FORT MYERS, Fla. (AP) – Craig Hansen has been labeled Boston’s closer of the future. With the job vacant, that future could come soon.
After a difficult rookie season, though, Hansen is focused on just making the major-league club.
“If I had a choice, I’d like to close,” he said Wednesday, “but it’s basically not in my hands, and the only thing I’ve been working on is just trying to earn a role, whether it be middle relief (or) closing.”
At 6-feet-5 with a blazing fastball, Hansen is an imposing figure on the mound. In his final season at St. John’s, he was 3-2 with a school-record 14 saves and a 1.68 ERA in 31 appearances. As a high school senior in Glen Cove, N.Y., he didn’t allow an earned run in 69 innings.
And in his first major-league game with the Red Sox, just three months after being drafted in the first round in June 2005, he retired the Tampa Bay Devil Rays in order. He struck out two batters, one of them current Boston shortstop Julio Lugo, and enhanced his prospects as the future closer.
“He’s going to be a huge part of the Red Sox,” manager Terry Francona said that day, “maybe starting tonight.”
Less than two years later, though, Hansen is simply one of five or six players in the mix to take over as closer from Jonathan Papelbon, who is moving into the rotation. Hansen struggled with his control and keeping the ball down last year and was 2-2 with a 6.63 ERA in 38 relief appearances. He spent part of the season in the minors.
“I think that can help me more than probably a good season,” he said. “I go into the offseason pretty angry at myself for not having the season that I would like and it showed me what I did wrong and what I have to work on.”
It mostly had to do with his mechanics – his body position, his arm motion and his release point for the ball. He watched himself in a mirror and on video and came to one overriding conclusion.
“I was just speeding up,” Hansen said. “The veterans said, ‘you’ve got to slow down the game. The ball’s in your hands. You’re the pitcher and you control the pace of the game.’ “
Rushing, it seems, has been Hansen’s major problem since the Red Sox hurried him to the majors, making him the first player in club history to reach that level in the year he was drafted.
That continued last season, when he was recalled three different times from Triple A Pawtucket to a pitching staff beset by injuries.
Now Hansen is patient, even though the closer’s job is available.
“I really don’t know what my chances are. I haven’t really thought about it,” he said. “There’s a lot of quality veterans on the team right now and I’m just going to go out there and compete.”

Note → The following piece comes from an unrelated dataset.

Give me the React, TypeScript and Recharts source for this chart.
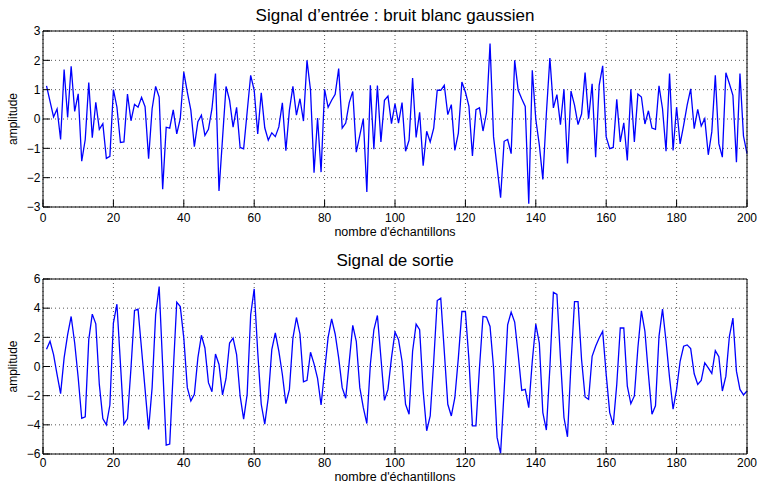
import React from "react";
import { LineChart, Line, XAxis, YAxis, CartesianGrid } from "recharts";

const FONT = "'Liberation Sans', Arial, Helvetica, sans-serif";

const xTicks = [0, 20, 40, 60, 80, 100, 120, 140, 160, 180, 200];
const inputTicks = [-3, -2, -1, 0, 1, 2, 3];
const outputTicks = [-6, -4, -2, 0, 2, 4, 6];

// samples 1..200
const inputSignal = [
  1.13, 0.6, 0.07, 0.34, -0.7, 1.69, 0.05, 1.8, 0.26, 0.86,
  -1.44, -0.7, 1.24, -0.64, 0.57, -0.35, -0.16, -1.34, -1.27, 1.0,
  0.41, -0.8, -0.78, 0.85, -0.06, 0.5, 0.4, 0.74, 0.42, -1.35,
  0.35, 1.11, 0.75, -2.39, -0.28, -0.31, 0.31, -0.51, 0.01, 1.6,
  0.92, 0.3, -0.94, -0.09, 0.13, -0.56, -0.35, 0.35, 1.55, -2.45,
  -0.67, 1.11, 0.64, -0.28, 0.4, -0.97, -1.02, 0.24, 1.49, 0.98,
  -0.51, 0.89, -0.3, -0.72, -0.47, -0.6, -0.27, 0.55, -1.08, 0.3,
  1.11, 0.13, 0.69, -0.07, 2.0, 0.98, -1.83, 0.03, -1.81, 1.01,
  0.4, 0.64, 0.84, 1.72, -0.31, -0.14, 0.56, 0.94, -1.13, -0.56,
  0.01, -2.49, 1.15, -1.03, 1.14, -0.78, 0.64, 0.78, -0.16, 0.52,
  -0.14, 0.56, -1.1, -0.72, 1.4, -0.63, 0.23, -1.59, -0.42, -0.78,
  -0.31, 0.98, 0.98, 1.15, 0.15, 0.49, -1.07, -0.48, 1.26, 0.92,
  0.44, -1.26, 0.32, 0.38, -0.41, 0.22, 2.57, -0.61, -1.64, -2.68,
  -0.76, -0.7, -1.18, 2.0, 0.98, 0.69, 0.43, -2.89, 1.66, -0.01,
  -0.88, -2.06, 0.18, 2.08, 0.38, 0.83, -0.19, 1.01, -1.52, 0.95,
  0.47, -0.19, 0.17, 1.58, 0.01, 1.2, -1.3, 1.15, 1.81, -0.61,
  -1.01, -0.97, 0.67, -0.78, -0.13, -1.41, 1.01, -0.78, 0.85, 0.75,
  -0.17, 0.28, -0.31, -0.35, 1.13, 0.35, -1.1, 1.55, -1.07, 0.41,
  -0.85, -0.22, 0.47, 1.03, -0.33, 0.33, -0.24, 0.01, -1.22, -0.44,
  1.49, -0.84, -1.3, 1.58, 1.2, 0.81, -1.47, 1.55, -0.58, -1.18,
];

const outputSignal = [
  1.18, 1.73, 0.82, -0.55, -1.86, 0.59, 2.18, 3.43, 1.61, -0.77,
  -3.55, -3.45, 1.84, 3.59, 2.93, -1.23, -3.57, -4.0, -2.64, 2.98,
  4.27, 0.2, -3.95, -3.57, -0.09, 3.84, 3.93, 1.18, -1.57, -4.32,
  -1.45, 3.55, 5.48, 0.05, -5.39, -5.32, -0.32, 4.41, 4.11, 1.95,
  -1.45, -2.36, -1.91, 0.59, 2.14, 1.27, -1.11, -1.73, 0.86, 0.14,
  -1.95, -0.82, 1.61, 1.95, 0.82, -2.02, -3.61, -1.91, 3.55, 5.32,
  1.0, -2.59, -3.95, -2.14, 1.16, 2.3, 1.05, -0.55, -2.55, -1.57,
  1.95, 3.36, 2.23, -1.05, -0.95, 0.98, 0.18, -0.82, -2.64, -0.32,
  2.0, 3.27, 2.23, 0.59, -1.45, -2.18, 0.32, 2.82, 1.73, -1.45,
  -2.82, -3.91, 0.14, 2.52, 3.5, 0.6, -2.32, -1.57, 0.59, 2.36,
  1.84, 0.36, -2.59, -3.27, 1.05, 2.91, 2.52, -1.68, -4.41, -3.39,
  0.36, 4.52, 4.68, 1.05, -2.59, -3.39, -2.14, 0.59, 3.77, 3.77,
  0.48, -4.07, -4.07, -0.09, 3.43, 3.39, 2.75, -0.09, -4.86, -5.95,
  -1.68, 2.86, 3.73, 3.05, 0.82, -1.64, -1.57, -2.82, 0.36, 2.91,
  1.61, -3.16, -4.36, -0.09, 5.09, 4.95, 0.59, -3.5, -4.82, 0.2,
  4.45, 4.45, 0.48, -2.09, -2.25, 0.7, 1.39, 1.95, 2.41, -0.55,
  -3.16, -4.0, -1.23, 2.64, 2.64, -1.34, -2.55, -2.02, 1.27, 3.82,
  2.41, -0.55, -3.27, -2.7, 2.07, 3.93, 1.73, -0.77, -2.93, -1.57,
  0.36, 1.39, 1.48, 1.23, -0.5, -1.23, -0.95, 0.25, -0.09, -0.48,
  1.09, 0.68, -1.68, -0.66, 2.07, 3.32, -0.32, -1.57, -1.95, -1.68,
];

const inputData = inputSignal.map((v, i) => ({ n: i + 1, v }));
const outputData = outputSignal.map((v, i) => ({ n: i + 1, v }));

const minus = (v: number) => String(v).replace("-", "\u2212");
const tickStyle = { fontSize: 12, fill: "#000", fontFamily: FONT };
const black = { stroke: "#000", strokeWidth: 1 };

function axes(yTicks: number[], xHeight: number, xMargin: number) {
  const domain: [number, number] = [yTicks[0], yTicks[yTicks.length - 1]];
  return [
    <XAxis
      key="xb"
      dataKey="n"
      type="number"
      domain={[0, 200]}
      ticks={xTicks}
      interval={0}
      height={xHeight}
      tick={tickStyle}
      tickSize={-7}
      tickMargin={xMargin}
      axisLine={black}
      tickLine={black}
    />,
    <XAxis
      key="xt"
      xAxisId="top"
      orientation="top"
      dataKey="n"
      type="number"
      domain={[0, 200]}
      ticks={xTicks}
      interval={0}
      height={1}
      tick={false}
      tickSize={-7}
      axisLine={black}
      tickLine={black}
    />,
    <YAxis
      key="yl"
      type="number"
      domain={domain}
      ticks={yTicks}
      interval={0}
      width={43}
      tick={tickStyle}
      tickFormatter={minus}
      tickSize={-7}
      tickMargin={9.5}
      axisLine={black}
      tickLine={black}
    />,
    <YAxis
      key="yr"
      yAxisId="right"
      orientation="right"
      type="number"
      domain={domain}
      ticks={yTicks}
      interval={0}
      width={1}
      tick={false}
      tickSize={-7}
      axisLine={black}
      tickLine={black}
    />,
  ];
}

export default function App() {
  return (
    <div
      style={{
        position: "absolute",
        left: 0,
        top: 0,
        width: 758,
        height: 486,
        background: "#fff",
        fontFamily: FONT,
      }}
    >
      <div style={{ position: "absolute", left: 0, top: 0 }}>
        <LineChart
          width={758}
          height={245}
          data={inputData}
          margin={{ top: 30, right: 10, bottom: 0, left: 0 }}
        >
          <CartesianGrid stroke="#555" strokeDasharray="1 3" />
          {axes(inputTicks, 38, 13.3)}
          <Line
            dataKey="v"
            stroke="#0000ff"
            strokeWidth={1.3}
            dot={false}
            isAnimationActive={false}
          />
        </LineChart>
      </div>
      <div style={{ position: "absolute", left: 0, top: 245 }}>
        <LineChart
          width={758}
          height={241}
          data={outputData}
          margin={{ top: 33, right: 10, bottom: 0, left: 0 }}
        >
          <CartesianGrid stroke="#555" strokeDasharray="1 3" />
          {axes(outputTicks, 32, 11.3)}
          <Line
            dataKey="v"
            stroke="#0000ff"
            strokeWidth={1.3}
            dot={false}
            isAnimationActive={false}
          />
        </LineChart>
      </div>
      <svg
        width={758}
        height={486}
        style={{ position: "absolute", left: 0, top: 0, pointerEvents: "none" }}
        fontFamily={FONT}
        fill="#000"
      >
        <text x={395} y={21} fontSize={17} textAnchor="middle">
          Signal d’entrée : bruit blanc gaussien
        </text>
        <text x={395} y={236} fontSize={12.5} textAnchor="middle">
          nombre d'échantillons
        </text>
        <text x={16.5} y={119} fontSize={12} textAnchor="middle" transform="rotate(-90 16.5 119)">
          amplitude
        </text>
        <text x={395} y={266} fontSize={17} textAnchor="middle">
          Signal de sortie
        </text>
        <text x={395} y={481} fontSize={12.5} textAnchor="middle">
          nombre d'échantillons
        </text>
        <text x={16.5} y={366.5} fontSize={12} textAnchor="middle" transform="rotate(-90 16.5 366.5)">
          amplitude
        </text>
      </svg>
    </div>
  );
}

Francona and new pitching coach John Farrell have identified four right-handers as closing prospects, although Joel Pineiro could have the inside track. The others are Brendan Donnelly, Julian Tavarez and Mike Timlin. Farrell, lowering the pressure and expectations on Hansen, said he may not be ready.
“We have great competition in our bullpen and when you have great competition, everybody seems to rise above,” Papelbon said. “Hopefully, somebody will rise above and say, ‘This is my job to keep.’ “
Hansen’s name surfaced in trade talks with Colorado, which was offering Todd Helton. But Boston is reluctant to part with young prospects. Hansen said he learned of the reports in an e-mail.
“My brother sent me a message with a link, so I clicked on it,” Hansen said. “It said: ‘For sale, house in Colorado.’ So I had to ask him what that was about.”
Hansen said he doesn’t want to leave Boston, where he spent much of the offseason.
“I got around a little more and I was able to see some nice restaurants,” he said.
And he still has a chance to be the Red Sox closer of the future.
“It’s something that I’ve got to earn, definitely,” he said, “and something that I’m going to be working for.”